A sedici giorni dalle elezioni in Libia, nel paese continuano turbolenze e tensioni, anche nella capitale Tripoli. Un gruppo di manifestanti sta contestando la sede dell’Alta commissione elettorale a Tripoli. Secondo quanto riferiscono i media libici, i manifestanti – alcuni dei quali armati – hanno montato tende davanti alla sede dell’Alta commissione elettorale cantando “No alle elezioni senza costituzione”. I media hanno citato membri delle agenzie Onu i quali hanno precisato che i manifestanti non avrebbero minacciato di prendere d’assalto la sede, ma si sarebbero limitati a manifestare il proprio dissenso pacificamente.
Secondo l’agenzia Nova la nuova escalation giunge nel pieno dello scontro tra le varie fazioni della Libia sul processo elettorale con gli islamisti vicini al movimento dei Fratelli musulmani che in questi mesi hanno più volte chiesto di boicottare le elezioni. Il sit-in è stato organizzato poche ore prima dell’annuncio da parte dell’Alta commissione della lista definitiva dei candidati alle elezioni in Libia del 24 dicembre. La situazione di tensioni starebbe portato l’Alta commissione elettorale a trasferire il suo personale e quartier generale in un’altra città.
I video diffusi sui social media mostrano il momento in cui i manifestanti giungono presso la sede della commissione e allestiscono davanti all’edificio il proprio sit-in.
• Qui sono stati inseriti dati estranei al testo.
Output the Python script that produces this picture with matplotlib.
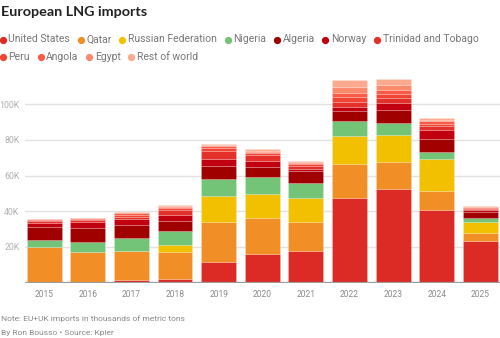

Secondo diversi media libici, i manifestanti apparterrebbero alle milizie Igniwa (affiliata con Abd al Ghani al Kikli), al Zawiya e Misurata, gruppi affiliati alla Fratellanza musulmana.
Anche il 2 dicembre scorso, quando Saif al Islam Gheddafi, figlio del leader libico Muammar, era stato riammesso alla corsa per le elezioni presidenziali del 24 dicembre, una milizia in quel caso legata al generale Khalifa Haftar, uomo forte della Cirenaica, aveva impedito per quasi tre giorni ai giudici della corte di Sabha di tenere una sessione per esaminare il ricorso. Anche altri nove candidati, precedentemente esclusi, sono stati riammessi dopo aver presentato ricorso. Tra questi anche il premier Abdulhamid Dabaiba.